WASHINGTON – Although almost nine out of 10 US adults (88 percent) cook hamburgers or poultry (chicken or turkey) burgers, only 19 percent of those who do use an instant-read thermometer to determine the burgers are safely cooked and ready to eat, according to a new poll commissioned by the American Meat Institute and conducted by Harris Interactive.

What’s more, approximately 73 percent of adults who cook hamburgers or poultry burgers incorrectly rely on sight to determine doneness and 57 percent incorrectly rely on cooking time.

The survey relays only 13 percent of adults aged 18-34 who cook hamburgers or poultry burgers, many of whom may prepare food for small children at home, use an instant-read thermometer to determine doneness when cooking hamburgers or poultry burgers, which concerns AMI. Seventy-eight percent of this age group rely on sight, which is not an accurate indicator of doneness to determine if the burger is cooked properly, the association added.

Only one in five US adults knows a hamburger should be cooked to 160°F to ensure it is safe to consume, while 41 percent mistakenly believe that hamburgers should be cooked to a temperature less than 160°F, according to the poll.

Forty-seven percent of US adults believe poultry burgers should be cooked to a temperature less than 165°F. Only 13 percent know that a poultry burger should be cooked to 165° to ensure it is safe to consume.

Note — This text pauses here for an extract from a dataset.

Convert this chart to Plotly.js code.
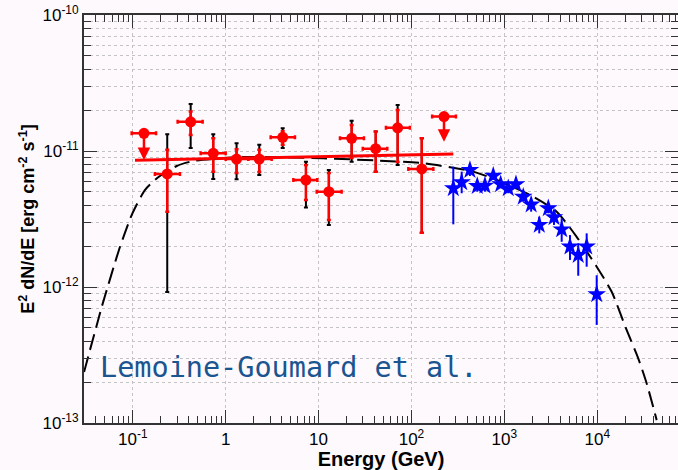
<!DOCTYPE html>
<html>
<head>
<meta charset="utf-8">
<script src="https://cdn.plot.ly/plotly-3.0.1.min.js"></script>
<style>html,body{margin:0;padding:0;background:#fdf9fd;}</style>
</head>
<body>
<div id="chart" style="width:678px;height:470px;"></div>
<script>
// Fermi-LAT spectral points (energy in GeV, E^2 dN/dE in erg cm^-2 s^-1)
const latE    = [0.235, 0.42, 0.735, 1.31, 2.30, 4.11, 7.31, 12.9, 22.7, 41.2, 71.0, 129];
const latEmin = [0.173, 0.304, 0.538, 1.0, 1.75, 3.05, 5.35, 9.55, 17.0, 29.9, 53.1, 92.5];
const latEmax = [0.322, 0.565, 1.0, 1.75, 3.13, 5.57, 9.69, 17.7, 30.8, 54.9, 96.2, 172];
const latF    = [6.78e-12, 1.64e-11, 9.62e-12, 8.73e-12, 8.73e-12, 1.26e-11, 6.12e-12, 5.02e-12, 1.24e-11, 1.04e-11, 1.48e-11, 7.38e-12];
// statistical errors
const latStatHi = [1.02e-11, 1.95e-11, 1.24e-11, 1.03e-11, 1.02e-11, 1.40e-11, 7.89e-12, 6.89e-12, 1.55e-11, 1.39e-11, 2.0e-11, 1.24e-11];
const latStatLo = [3.58e-12, 1.31e-11, 7.05e-12, 6.9e-12, 7.0e-12, 1.11e-11, 4.37e-12, 3.11e-12, 8.9e-12, 7.05e-12, 8.3e-12, 2.51e-12];
// statistical + systematic errors
const latTotHi = [1.33e-11, 2.22e-11, 1.33e-11, 1.14e-11, 1.11e-11, 1.47e-11, 8.34e-12, 7.24e-12, 1.67e-11, 1.39e-11, 2.18e-11, 1.24e-11];
const latTotLo = [9.2e-13, 1.05e-11, 6.22e-12, 6.19e-12, 6.67e-12, 1.05e-11, 3.85e-12, 2.86e-12, 8.34e-12, 7.05e-12, 7.89e-12, 2.51e-12];

// Fermi-LAT upper limits
const ulE    = [0.132, 224];
const ulEmin = [0.0973, 167];
const ulEmax = [0.178, 301];
const ulF    = [1.35e-11, 1.79e-11];
const ulTip  = [8.6e-12, 1.17e-11];

// LAT power-law fit
const fitE = [0.1057, 282];
const fitF = [8.55e-12, 9.51e-12];

// H.E.S.S. spectral points
const hessE  = [282, 347, 426, 511, 618, 759, 912, 1101, 1333, 1597, 1942, 2375, 2971, 3421, 4140, 5085, 6240, 7690, 9860];
const hessF  = [5.32e-12, 5.89e-12, 7.24e-12, 5.53e-12, 5.56e-12, 6.58e-12, 5.69e-12, 5.32e-12, 5.69e-12, 4.61e-12, 4.04e-12, 2.86e-12, 3.79e-12, 3.25e-12, 2.65e-12, 1.98e-12, 1.72e-12, 1.98e-12, 8.83e-13];
const hessHi = [7.67e-12, 7.05e-12, 8.02e-12, 5.94e-12, 6.12e-12, 7.05e-12, 6.12e-12, 5.62e-12, 6.12e-12, 5.02e-12, 4.37e-12, 3.29e-12, 4.12e-12, 3.68e-12, 3.20e-12, 2.41e-12, 2.09e-12, 2.48e-12, 1.22e-12];
const hessLo = [2.89e-12, 4.89e-12, 6.55e-12, 5.02e-12, 5.02e-12, 6.12e-12, 5.32e-12, 4.89e-12, 5.32e-12, 4.24e-12, 3.58e-12, 2.48e-12, 3.48e-12, 2.86e-12, 2.15e-12, 1.58e-12, 1.21e-12, 1.41e-12, 5.26e-13];

// broadband model curve
const modelE = [0.0299, 0.0346, 0.0402, 0.0466, 0.0541, 0.0628, 0.0728, 0.0973, 0.135, 0.188, 0.297, 0.448, 1.43, 11.2, 45.8, 134, 462, 826, 1888, 3656, 6000, 9860, 14300, 20700, 27600, 34000, 43600];
const modelF = [2.37e-13, 3.44e-13, 5.0e-13, 7.24e-13, 1.02e-12, 1.43e-12, 1.97e-12, 3.38e-12, 5.16e-12, 6.41e-12, 7.76e-12, 8.44e-12, 9.03e-12, 8.83e-12, 8.49e-12, 8.13e-12, 7.05e-12, 6.12e-12, 4.75e-12, 3.58e-12, 2.34e-12, 1.41e-12, 9.22e-13, 4.83e-13, 2.99e-13, 1.96e-13, 1.05e-13];

// tick labels
const xTickVals = [0.1, 1, 10, 100, 1000, 10000];
const xTickText = ['10<sup>-1</sup>', '1', '10', '10<sup>2</sup>', '10<sup>3</sup>', '10<sup>4</sup>'];
const yTickVals = [1e-13, 1e-12, 1e-11, 1e-10];
const yTickText = ['10<sup>-13</sup>', '10<sup>-12</sup>', '10<sup>-11</sup>', '10<sup>-10</sup>'];

const label = 'Lemoine-Goumard et al.';

const diff = (a, b) => a.map((v, i) => v - b[i]);

function minorTicks(d0, d1) {
  const out = [];
  for (let d = d0; d <= d1; d++) {
    for (let k = 2; k <= 9; k++) out.push(k * Math.pow(10, d));
  }
  return out;
}

const RED = '#ff0000';
const BLUE = '#0000ff';

const traces = [
  {
    x: modelE, y: modelF, mode: 'lines', type: 'scatter', hoverinfo: 'skip',
    line: {color: '#000', width: 2, dash: '16px,7px', shape: 'spline', smoothing: 0.6}
  },
  {
    x: fitE, y: fitF, mode: 'lines', type: 'scatter',
    line: {color: RED, width: 3}
  },
  {
    x: latE, y: latF, mode: 'markers', type: 'scatter',
    marker: {color: 'rgba(0,0,0,0)', size: 1},
    error_y: {type: 'data', symmetric: false, array: diff(latTotHi, latF), arrayminus: diff(latF, latTotLo),
              color: '#000', thickness: 2, width: 2}
  },
  {
    x: latE, y: latF, mode: 'markers', type: 'scatter',
    marker: {color: RED, size: 11, symbol: 'circle'},
    error_y: {type: 'data', symmetric: false, array: diff(latStatHi, latF), arrayminus: diff(latF, latStatLo),
              color: RED, thickness: 2.5, width: 2},
    error_x: {type: 'data', symmetric: false, array: diff(latEmax, latE), arrayminus: diff(latE, latEmin),
              color: RED, thickness: 2.5, width: 2}
  },
  {
    x: ulE, y: ulF, mode: 'markers', type: 'scatter',
    marker: {color: RED, size: 11, symbol: 'circle'},
    error_x: {type: 'data', symmetric: false, array: diff(ulEmax, ulE), arrayminus: diff(ulE, ulEmin),
              color: RED, thickness: 2.5, width: 2}
  },
  {
    x: hessE, y: hessF, mode: 'markers', type: 'scatter',
    marker: {color: BLUE, size: 14, symbol: 'star'},
    error_y: {type: 'data', symmetric: false, array: diff(hessHi, hessF), arrayminus: diff(hessF, hessLo),
              color: BLUE, thickness: 2, width: 0}
  }
];

// downward arrows for the upper limits
const annotations = ulE.map((e, i) => ({
  x: Math.log10(e), y: Math.log10(ulTip[i]),
  ax: Math.log10(e), ay: Math.log10(ulF[i]),
  xref: 'x', yref: 'y', axref: 'x', ayref: 'y',
  text: '', showarrow: true, arrowhead: 2, arrowsize: 1, arrowwidth: 2.5,
  arrowcolor: RED, standoff: 0, startstandoff: 0
}));
annotations.push({
  xref: 'paper', yref: 'paper', x: 0.023, y: 0.135, xanchor: 'left', yanchor: 'middle',
  text: label, showarrow: false,
  font: {family: 'DejaVu Sans Mono, monospace', size: 28.5, color: '#1b5590'}
});

const axisCommon = {
  type: 'log', tickmode: 'array',
  ticks: 'inside', ticklen: 13, tickwidth: 1, tickcolor: '#333',
  showline: true, linecolor: '#333', linewidth: 2, mirror: 'ticks',
  showgrid: true, gridcolor: '#c4c4c4', griddash: 'dot', gridwidth: 1,
  zeroline: false,
  tickfont: {family: 'Liberation Sans, Arial, sans-serif', size: 17, color: '#000'}
};

const layout = {
  width: 678, height: 470,
  margin: {l: 84, r: 0, t: 15, b: 47},
  paper_bgcolor: '#fdf9fd', plot_bgcolor: '#fdf9fd',
  showlegend: false,
  font: {family: 'Liberation Sans, Arial, sans-serif', color: '#000'},
  xaxis: Object.assign({}, axisCommon, {
    range: [-1.525, 4.869],
    tickvals: xTickVals, ticktext: xTickText,
    minor: {tickmode: 'array', tickvals: minorTicks(-2, 4), ticks: 'inside', ticklen: 7,
            tickcolor: '#333', showgrid: false},
    title: {text: '<b>Energy (GeV)</b>', font: {size: 20}, standoff: 0}
  }),
  yaxis: Object.assign({}, axisCommon, {
    range: [-13, -10],
    tickvals: yTickVals, ticktext: yTickText,
    minor: {tickmode: 'array', tickvals: minorTicks(-13, -11), ticks: 'inside', ticklen: 7,
            tickcolor: '#333', showgrid: true, gridcolor: '#c4c4c4', griddash: 'dot', gridwidth: 1},
    title: {text: '<b>E<sup>2</sup> dN/dE [erg cm<sup>-2</sup> s<sup>-1</sup>]</b>', font: {size: 18}, standoff: 3}
  }),
  annotations: annotations
};

Plotly.newPlot('chart', traces, layout, {displayModeBar: false, staticPlot: true});
</script>
</body>
</html>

“Meat and poultry companies use many food-safety strategies to make our products as safe as we can, and it is our responsibility to empower our customers with the information that they need to ensure that the products are safe when served,” said Janet Riley, AMI senior vice president of public affairs. “Our poll reveals a significant knowledge gap still exists about proper cooking temperatures and thermometer use. US meat and poultry products are among the safest in the world, but like all raw agricultural products, they can contain bacteria and that is why it is important to take time to remind consumers about safe handling and cooking practices.”

Riley urged consumers to follow the four basic food safety steps that are included on safe-handling labels on meat and poultry products: clean, separate, cook and chill. Consumers should make sure surfaces and hands are clean when preparing food, separate raw products from cooked products, cook the product to the proper temperature and keep the product properly chilled, she added.